Outstanding Operational Reliability
Company delivered industry-leading on-time performance of 99% during the peak season, credited to operational discipline and workforce resilience (~2,000 employees).
Domestic Overnight Revenue Growth
Domestic overnight revenues in Q4 were $120.2 million, up $17.4 million or ~17% year-over-year; full-year domestic revenue grew almost 14%, driven by continued e-commerce penetration in Canada.
Fleet Simplification and Capacity
Operational fleet of 41 aircraft at quarter-end; divested last Pratt & Whitney-powered 767s and standardized the 767 fleet on GE engines to optimize spare engine pools, parts and maintenance.
CapEx Discipline and Reduced Q4 Spend
Q4 CapEx was $45.6 million (maintenance $37.5M, growth $8.1M) versus Q4 2024 CapEx of $136.9 million — a meaningful sequential reduction enabling disciplined capital allocation and tying growth CapEx to committed revenue.
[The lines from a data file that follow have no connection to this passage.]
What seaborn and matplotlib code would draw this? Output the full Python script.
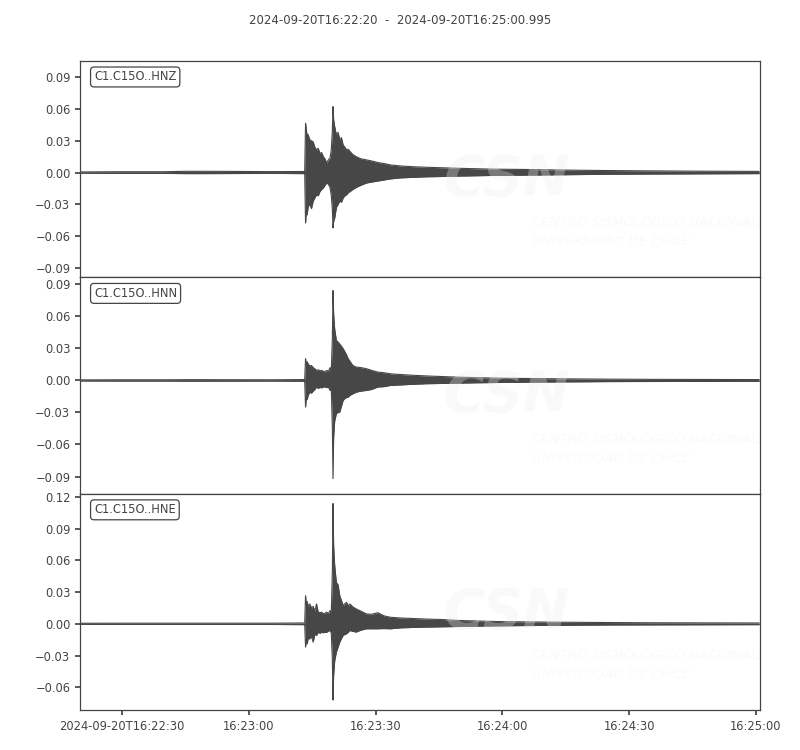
import pandas as pd
import matplotlib
matplotlib.use("Agg")
import matplotlib.pyplot as plt
import matplotlib.ticker as mticker
import seaborn as sns

# Seconds after 2024-09-20T16:22:20 where the trace envelope was read
times = [0, 10, 20, 25, 30, 45,
         53.2, 53.4, 53.6, 53.8, 54.0,
         54.4, 54.8, 55.2, 55.6, 56.0,
         56.4, 56.8, 57.2, 57.6, 58.0,
         58.4, 58.8, 59.2, 59.5, 59.75,
         59.9, 60.05, 60.3, 60.7, 61.1,
         61.5, 61.9, 62.3, 62.7, 63.1,
         63.5, 63.9, 64.6, 65.4, 66.5,
         67.8, 69.0, 70.5, 72.0, 73.5,
         76, 79, 82, 86, 90,
         94, 98, 104, 111, 118,
         125, 135, 147, 160.8]

# HNZ envelope (upper / lower)
hnz_upper = [0.0006, 0.0008, 0.0008, 0.0012, 0.0012, 0.0009,
             0.0010, 0.0466, 0.040, 0.034, 0.036,
             0.031, 0.030, 0.029, 0.024, 0.0215,
             0.023, 0.018, 0.019, 0.015, 0.013,
             0.009, 0.012, 0.0137, 0.022, 0.040,
             0.0623, 0.050, 0.0434, 0.0356, 0.038,
             0.031, 0.033, 0.026, 0.024, 0.0215,
             0.022, 0.020, 0.017, 0.015, 0.013,
             0.012, 0.011, 0.0095, 0.0085, 0.0072,
             0.0062, 0.0055, 0.0050, 0.0045, 0.0040,
             0.0036, 0.0032, 0.0030, 0.0026, 0.0022,
             0.0019, 0.0016, 0.0013, 0.0011]
hnz_lower = [-0.0006, -0.0008, -0.0008, -0.0010, -0.0010, -0.0008,
             -0.0010, -0.0476, -0.036, -0.040, -0.032,
             -0.030, -0.034, -0.027, -0.024, -0.021,
             -0.022, -0.018, -0.016, -0.0146, -0.012,
             -0.0099, -0.011, -0.014, -0.022, -0.035,
             -0.0523, -0.046, -0.043, -0.033, -0.030,
             -0.027, -0.028, -0.024, -0.022, -0.021,
             -0.019, -0.018, -0.016, -0.014, -0.012,
             -0.0099, -0.0090, -0.0080, -0.0070, -0.0060,
             -0.0050, -0.0045, -0.0040, -0.0037, -0.0033,
             -0.0030, -0.0027, -0.0025, -0.0022, -0.0019,
             -0.0016, -0.0014, -0.0012, -0.0010]

# HNN envelope
hnn_upper = [0.0005, 0.0006, 0.0006, 0.0007, 0.0007, 0.0006,
             0.0008, 0.0203, 0.015, 0.0175, 0.0155,
             0.0136, 0.014, 0.012, 0.011, 0.0094,
             0.010, 0.0090, 0.0094, 0.0085, 0.0080,
             0.0094, 0.0085, 0.0120, 0.010, 0.040,
             0.0842, 0.0624, 0.048, 0.0374, 0.036,
             0.034, 0.032, 0.0297, 0.027, 0.024,
             0.0203, 0.018, 0.014, 0.0125, 0.012,
             0.011, 0.0095, 0.0078, 0.0072, 0.0062,
             0.0055, 0.0048, 0.0042, 0.0036, 0.0030,
             0.0026, 0.0022, 0.0019, 0.0016, 0.0014,
             0.0012, 0.0010, 0.0009, 0.0008]
hnn_lower = [-0.0005, -0.0006, -0.0006, -0.0007, -0.0007, -0.0006,
             -0.0008, -0.025, -0.016, -0.018, -0.014,
             -0.011, -0.012, -0.010, -0.0085, -0.0062,
             -0.0075, -0.0065, -0.0070, -0.0062, -0.0060,
             -0.0068, -0.0062, -0.0094, -0.008, -0.045,
             -0.092, -0.053, -0.038, -0.031, -0.030,
             -0.0297, -0.024, -0.0187, -0.017, -0.016,
             -0.0156, -0.014, -0.0125, -0.011, -0.010,
             -0.0094, -0.0085, -0.0062, -0.0058, -0.0047,
             -0.0042, -0.0036, -0.0031, -0.0028, -0.0025,
             -0.0022, -0.0020, -0.0017, -0.0015, -0.0013,
             -0.0011, -0.0010, -0.0009, -0.0008]

# HNE envelope
hne_upper = [0.0005, 0.0006, 0.0006, 0.0006, 0.0006, 0.0006,
             0.0008, 0.0266, 0.018, 0.021, 0.0165,
             0.0188, 0.015, 0.0165, 0.012, 0.0188,
             0.011, 0.0105, 0.011, 0.0095, 0.010,
             0.011, 0.0095, 0.0125, 0.011, 0.050,
             0.1137, 0.0736, 0.055, 0.039, 0.037,
             0.0266, 0.022, 0.0172, 0.019, 0.0203,
             0.017, 0.0188, 0.016, 0.0141, 0.012,
             0.0094, 0.0090, 0.0105, 0.0075, 0.0062,
             0.0055, 0.0050, 0.0045, 0.0040, 0.0031,
             0.0027, 0.0022, 0.0019, 0.0016, 0.0014,
             0.0012, 0.0010, 0.0009, 0.0008]
hne_lower = [-0.0005, -0.0006, -0.0006, -0.0006, -0.0006, -0.0006,
             -0.0008, -0.022, -0.015, -0.019, -0.0141,
             -0.0141, -0.012, -0.0173, -0.010, -0.011,
             -0.0079, -0.009, -0.0079, -0.0085, -0.0079,
             -0.0080, -0.0070, -0.0060, -0.009, -0.035,
             -0.0721, -0.0486, -0.035, -0.0267, -0.022,
             -0.0173, -0.014, -0.011, -0.010, -0.0094,
             -0.008, -0.0063, -0.0072, -0.0078, -0.006,
             -0.0047, -0.0047, -0.0047, -0.0045, -0.0047,
             -0.0038, -0.0034, -0.0031, -0.0028, -0.0025,
             -0.0022, -0.0020, -0.0017, -0.0015, -0.0013,
             -0.0011, -0.0010, -0.0009, -0.0008]

channels = ["C1.C15O..HNZ", "C1.C15O..HNN", "C1.C15O..HNE"]
uppers = [hnz_upper, hnn_upper, hne_upper]
lowers = [hnz_lower, hnn_lower, hne_lower]
ylims = [(-0.0988, 0.1056), (-0.1060, 0.0967), (-0.0815, 0.1231)]

tick_secs = [10, 40, 70, 100, 130, 160]
tick_labels = ["2024-09-20T16:22:30", "16:23:00", "16:23:30",
               "16:24:00", "16:24:30", "16:25:00"]
title = "2024-09-20T16:22:20  -  2024-09-20T16:25:00.995"

TEXT = "#444444"
TRACE = "#474747"

sns.set_theme(style="ticks", rc={
    "axes.edgecolor": TEXT, "text.color": TEXT,
    "xtick.color": TEXT, "ytick.color": TEXT,
    "axes.labelcolor": TEXT, "axes.linewidth": 0.9,
    "xtick.labelsize": 8.3, "ytick.labelsize": 8.3,
    "xtick.major.size": 3.5, "ytick.major.size": 3.5,
})
plt.rcParams["font.family"] = ["DejaVu Sans"]

fig, axes = plt.subplots(3, 1, figsize=(8, 7.5), dpi=100, sharex=True,
                         gridspec_kw=dict(hspace=0))
fig.subplots_adjust(left=0.1, right=0.95, top=0.919, bottom=0.0533)

for ax, name, up, lo, yl in zip(axes, channels, uppers, lowers, ylims):
    df = pd.DataFrame({"t": times, "upper": up, "lower": lo})
    ax.fill_between(df["t"], df["lower"], df["upper"], color=TRACE, lw=0, zorder=2)
    sns.lineplot(data=df, x="t", y="upper", ax=ax, color=TRACE, lw=0.8,
                 estimator=None, zorder=3)
    sns.lineplot(data=df, x="t", y="lower", ax=ax, color=TRACE, lw=0.8,
                 estimator=None, zorder=3)
    ax.set_ylim(*yl)
    ax.set_xlim(0, 160.995)
    ax.yaxis.set_major_locator(mticker.MultipleLocator(0.03))
    ax.yaxis.set_major_formatter(mticker.FuncFormatter(
        lambda v, p: f"{v:.2f}".replace("-", "\u2212") if abs(v) > 1e-9 else "0.00"))
    ax.set_xlabel("")
    ax.set_ylabel("")
    ax.text(0.0206, 0.925, name, transform=ax.transAxes, ha="left", va="center",
            fontsize=8.3, zorder=5,
            bbox=dict(boxstyle="round,pad=0.3", fc="white", ec=TEXT, lw=0.9))
    # faint CSN watermark
    ax.text(0.627, 0.45, "CSN", transform=ax.transAxes, ha="center", va="center",
            fontsize=40, fontweight="bold", style="italic", color="#eeeeee",
            alpha=0.3, zorder=4)
    ax.text(0.665, 0.208, "CENTRO SISMOLÓGICO NACIONAL\nUNIVERSIDAD DE CHILE",
            transform=ax.transAxes, ha="left", va="center", fontsize=9.5,
            style="italic", color="#eeeeee", alpha=0.3, linespacing=1.6, zorder=4)

for ax in axes[:-1]:
    ax.tick_params(axis="x", length=0, labelbottom=False)

axes[-1].set_xticks(tick_secs)
axes[-1].set_xticklabels(tick_labels)

fig.suptitle(title, y=0.981, fontsize=8.5, color=TEXT)

fig.savefig("out.png", dpi=100)
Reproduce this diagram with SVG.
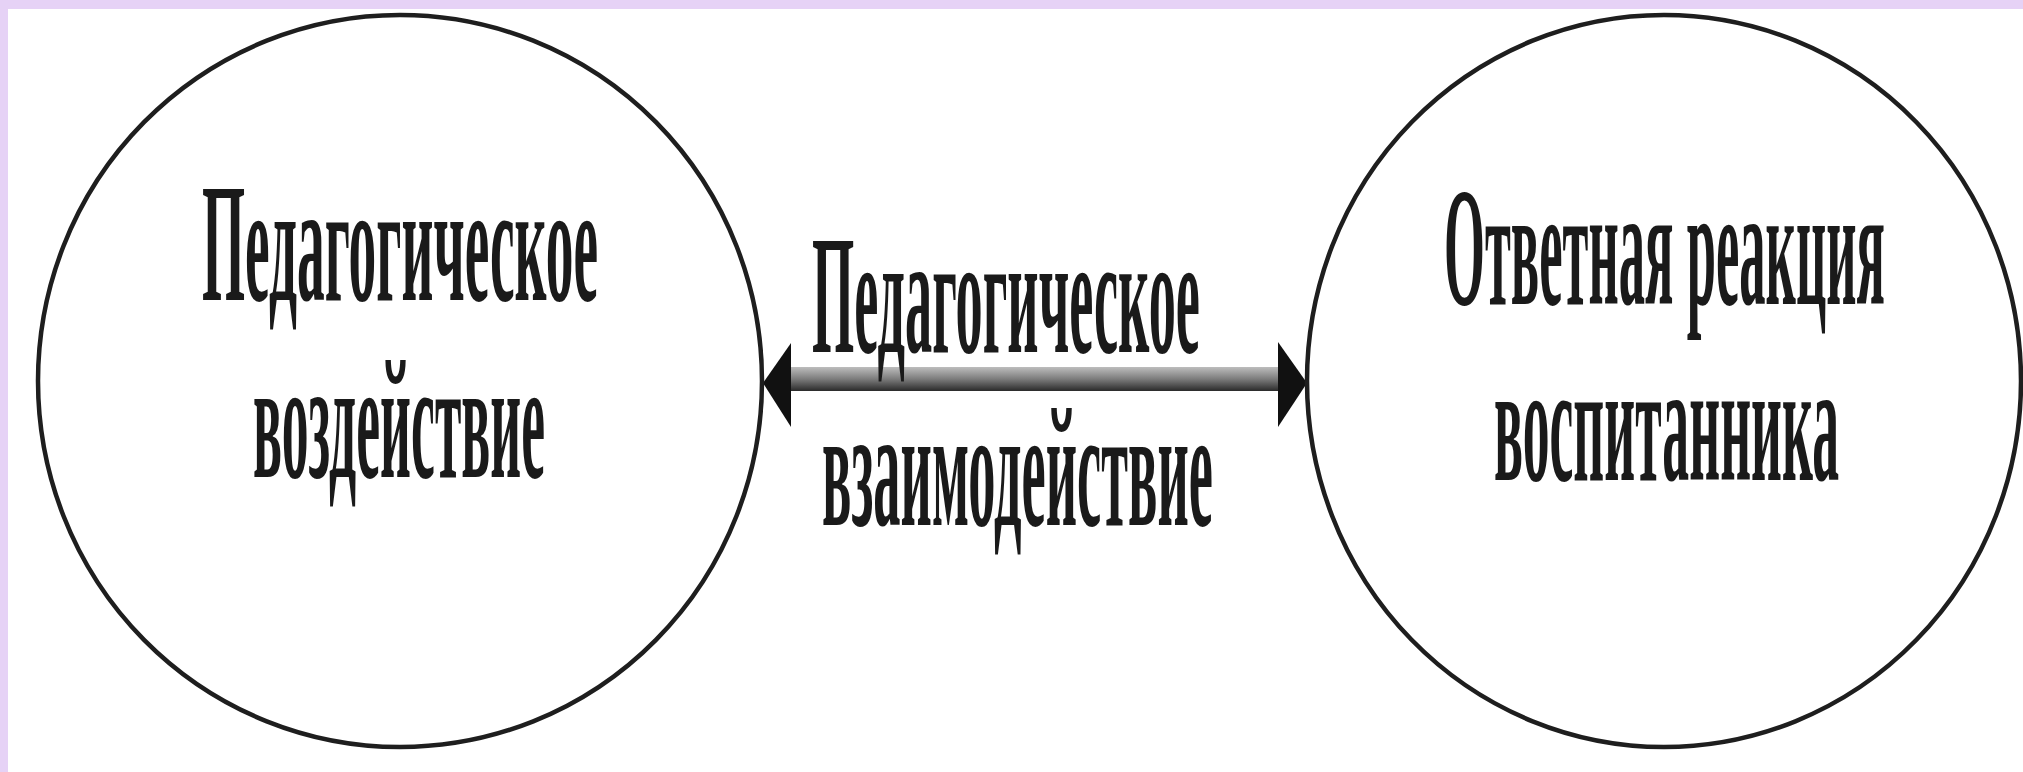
<svg xmlns="http://www.w3.org/2000/svg" width="2023" height="772" viewBox="0 0 2023 772">
  <defs>
    <style>
      .oval { fill: none; stroke: #1e1e1e; stroke-width: 4.5; }
      .lbl { font-family: "Liberation Serif", "Times New Roman", serif; font-size: 170px; font-weight: bold; fill: #1a1a1a; }
      .head { fill: #111; }
    </style>
    <linearGradient id="bar" x1="0" y1="0" x2="0" y2="1">
      <stop offset="0" stop-color="#bdbdbd"/>
      <stop offset="0.5" stop-color="#7c7c7c"/>
      <stop offset="1" stop-color="#2a2a2a"/>
    </linearGradient>
  </defs>
  <rect x="0" y="0" width="2023" height="772" fill="#ffffff"/>
  <rect x="0" y="0" width="2023" height="9" fill="#e6d2f6"/>
  <rect x="0" y="0" width="8" height="772" fill="#e6d2f6"/>

  <g id="connectors">
    <rect x="788" y="367" width="492" height="24" fill="url(#bar)"/>
    <polygon class="head" points="763,383 791,343 791,427"/>
    <polygon class="head" points="1307,383 1278,342 1278,427"/>
    <text class="lbl" transform="translate(812,352) scale(0.34,1)" x="0" y="0" textLength="1141" lengthAdjust="spacingAndGlyphs">Педагогическое</text>
    <text class="lbl" transform="translate(822,525) scale(0.34,1)" x="0" y="0" textLength="1150" lengthAdjust="spacingAndGlyphs">взаимодействие</text>
  </g>

  <g id="node-left">
    <ellipse class="oval" cx="400" cy="381" rx="362" ry="366"/>
    <text class="lbl" transform="translate(202,300) scale(0.34,1)" x="0" y="0" textLength="1165" lengthAdjust="spacingAndGlyphs">Педагогическое</text>
    <text class="lbl" transform="translate(253,477) scale(0.34,1)" x="0" y="0" textLength="859" lengthAdjust="spacingAndGlyphs">воздействие</text>
  </g>

  <g id="node-right">
    <ellipse class="oval" cx="1664" cy="381" rx="357" ry="366"/>
    <text class="lbl" transform="translate(1444,304) scale(0.34,1)" x="0" y="0" textLength="1297" lengthAdjust="spacingAndGlyphs">Ответная реакция</text>
    <text class="lbl" transform="translate(1494,480) scale(0.34,1)" x="0" y="0" textLength="1015" lengthAdjust="spacingAndGlyphs">воспитанника</text>
  </g>
</svg>
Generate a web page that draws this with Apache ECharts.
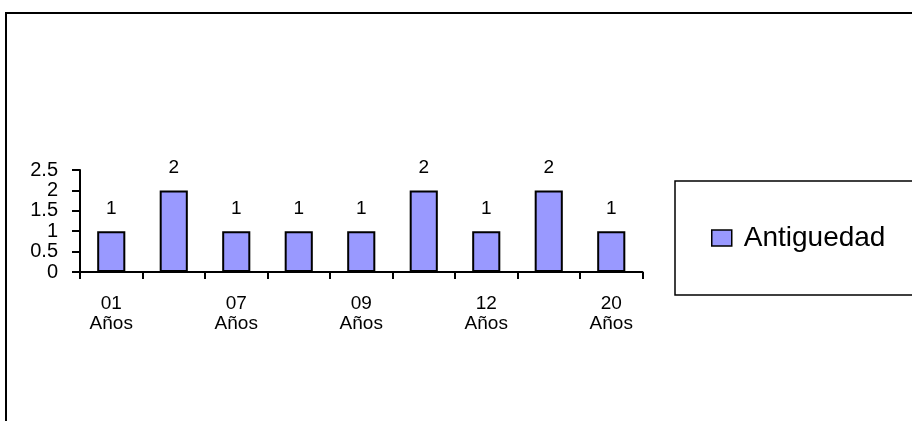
<!DOCTYPE html>
<html>
<head>
<meta charset="utf-8">
<script src="https://cdn.jsdelivr.net/npm/echarts@6/dist/echarts.min.js"></script>
<style>
  html, body { margin: 0; padding: 0; background: #fff; }
  #chart { width: 912px; height: 421px; }
</style>
</head>
<body>
<div id="chart"></div>
<script>
// data
var categories = ["01\nAños", "03\nAños", "07\nAños", "08\nAños", "09\nAños", "10\nAños", "12\nAños", "15\nAños", "20\nAños"];
var antiguedad = [1, 2, 1, 1, 1, 2, 1, 2, 1];
var seriesName = "Antiguedad";

var font = "Liberation Sans, Arial, sans-serif";
var myChart = echarts.init(document.getElementById("chart"));

var option = {
  animation: false,
  backgroundColor: "#fff",
  graphic: [
    {
      type: "rect",
      shape: { x: 6, y: 13, width: 1000, height: 1000 },
      style: { fill: "none", stroke: "#000", lineWidth: 2 },
      silent: true
    }
  ],
  grid: {
    left: 80,
    right: 269.5,
    top: 170,
    bottom: 149,
    containLabel: false,
    outerBoundsMode: "none"
  },
  legend: {
    data: [seriesName],
    left: 675,
    top: 181,
    orient: "vertical",
    borderColor: "#000",
    borderWidth: 1.5,
    padding: [43, 29, 43, 36],
    icon: "rect",
    itemWidth: 20,
    itemHeight: 16,
    itemStyle: { borderColor: "#000", borderWidth: 1.5 },
    textStyle: {
      fontFamily: font,
      fontSize: 28,
      color: "#000",
      padding: [0, 0, 0, 7]
    }
  },
  xAxis: {
    type: "category",
    data: categories,
    axisLine: { show: true, lineStyle: { color: "#000", width: 2 } },
    axisTick: {
      show: true,
      inside: false,
      alignWithLabel: false,
      interval: 0,
      length: 7,
      lineStyle: { color: "#000", width: 2 }
    },
    axisLabel: {
      interval: 1,
      color: "#000",
      fontFamily: font,
      fontSize: 19,
      lineHeight: 20,
      margin: 22
    },
    splitLine: { show: false }
  },
  yAxis: {
    type: "value",
    min: 0,
    max: 2.5,
    interval: 0.5,
    axisLine: { show: true, lineStyle: { color: "#000", width: 2 } },
    axisTick: {
      show: true,
      inside: false,
      length: 8,
      lineStyle: { color: "#000", width: 2 }
    },
    axisLabel: {
      color: "#000",
      fontFamily: font,
      fontSize: 20,
      margin: 22
    },
    splitLine: { show: false }
  },
  series: [
    {
      name: seriesName,
      type: "bar",
      data: antiguedad,
      barWidth: "45%",
      itemStyle: { color: "#9999ff", borderColor: "#000", borderWidth: 2 },
      label: {
        show: true,
        position: "top",
        distance: 13,
        color: "#000",
        fontFamily: font,
        fontSize: 19
      }
    }
  ]
};

myChart.setOption(option);
</script>
</body>
</html>
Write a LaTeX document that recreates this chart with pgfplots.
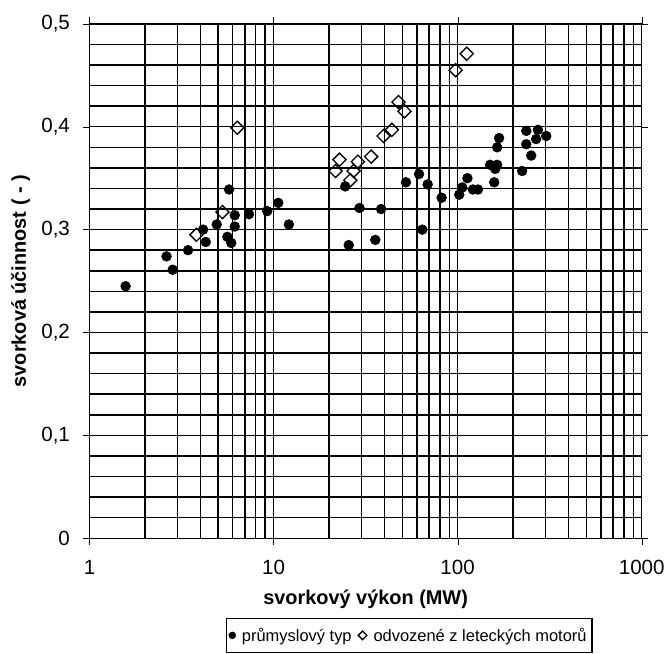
\documentclass[border=0pt]{standalone}
\usepackage{fontspec}
\setmainfont{Liberation Sans}
\usepackage{pgfplots}
\pgfplotsset{compat=1.18}

% filled circles: industrial type
\pgfplotstableread{
x y
1.57 0.245
2.62 0.274
2.83 0.261
3.43 0.280
4.14 0.300
4.28 0.288
4.91 0.305
5.61 0.293
5.73 0.339
5.89 0.287
6.15 0.314
6.15 0.303
7.35 0.315
9.23 0.318
10.6 0.326
12.1 0.305
24.5 0.342
25.6 0.285
29.3 0.321
35.7 0.290
38.4 0.320
52.4 0.346
61.7 0.354
64.3 0.300
68.7 0.344
81.8 0.331
102 0.334
106 0.341
113 0.350
121 0.339
129 0.339
150 0.363
158 0.346
160 0.359
164 0.363
164 0.380
168 0.389
224 0.357
236 0.383
236 0.396
251 0.372
267 0.388
273 0.397
303 0.391
}\prumysl

% open diamonds: aero-derivative
\pgfplotstableread{
x y
3.81 0.295
5.27 0.317
6.35 0.399
21.7 0.357
22.8 0.368
26.1 0.348
27.2 0.357
28.7 0.366
33.9 0.371
39.6 0.391
43.9 0.397
47.7 0.424
51.4 0.415
97.5 0.455
112 0.471
}\letecke

\begin{document}
\begin{tikzpicture}
\begin{axis}[
    name=ax,
    scale only axis,
    width=416.25pt, height=387.75pt,
    xmode=log, xmin=1, xmax=1000,
    ymin=0, ymax=0.5,
    xtick={1,10,100,1000},
    xticklabels={1,10,100,1000},
    ytick={0,0.1,0.2,0.3,0.4,0.5},
    yticklabels={0,{0,1},{0,2},{0,3},{0,4},{0,5}},
    minor ytick={0.02,0.04,0.06,0.08,0.12,0.14,0.16,0.18,0.22,0.24,0.26,0.28,0.32,0.34,0.36,0.38,0.42,0.44,0.46,0.48},
    grid=both,
    major grid style={black, line width=1.1pt},
    minor grid style={black, line width=1.1pt},
    axis line style={black, line width=1.1pt},
    tick align=outside,
    major tick length=5pt,
    minor tick length=0pt,
    tick style={black},
    tick label style={font=\fontsize{15.5}{18}\selectfont},
    xticklabel style={yshift=-8pt},
    yticklabel style={xshift=-6.3pt},
    xlabel={\bfseries svorkový výkon (MW)},
    ylabel={\bfseries svorková účinnost ( - )},
    label style={font=\fontsize{15}{18}\selectfont},
    xlabel style={at={(axis description cs:0.5,-0.0916)}, anchor=north},
    ylabel style={at={(axis description cs:-0.1508,0.5)}, rotate=0, anchor=north},
    legend style={at={(0.579,-0.1547)}, anchor=north, legend columns=-1,
        draw=black, line width=1pt, font=\fontsize{12.4}{15}\selectfont,
        inner xsep=2pt, inner ysep=5pt,
        /tikz/every even column/.append style={column sep=3pt},
        /tikz/every odd column/.append style={column sep=3pt}},
    legend cell align=left,
]
\addplot[only marks, mark=*, mark size=3.7pt, black,
    legend image post style={mark size=2.3pt}] table {\prumysl};
\addlegendentry{průmyslový typ}
\addplot[only marks, mark=square, mark size=3.5pt, black,
    mark options={rotate=45, fill=white, line width=1pt},
    legend image post style={mark size=2.3pt}] table {\letecke};
\addlegendentry{odvozené z leteckých motorů}
\end{axis}
\path (ax.south west) ++(-67.5pt,-87pt) rectangle ++(501.75pt,492.75pt);
\end{tikzpicture}
\end{document}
New and Opportunistic Services Launched
Launched scheduled charter service between North/Central/South America and a weekend Liege-Europe service in Q4, capturing seasonal demand and leveraging spare fleet capacity to build recurring revenue opportunities.
Prudent Leverage and Capital Return Priorities
Target to maintain net debt to adjusted EBITDA below 2.5x over the long term; pro forma leverage after early-2026 proceeds was 2.8x. Company plans continued dividend growth (10% increase announced) and opportunistic NCIB activity while prioritizing deleveraging.
2026 Maintenance CapEx Guidance with Net Expectations
Gross maintenance CapEx guidance for 2026 provided at $190–$210 million, with management expecting net CapEx to be lower (~$160–$170M range) after proceeds from recent disposals and potential sale-leasebacks.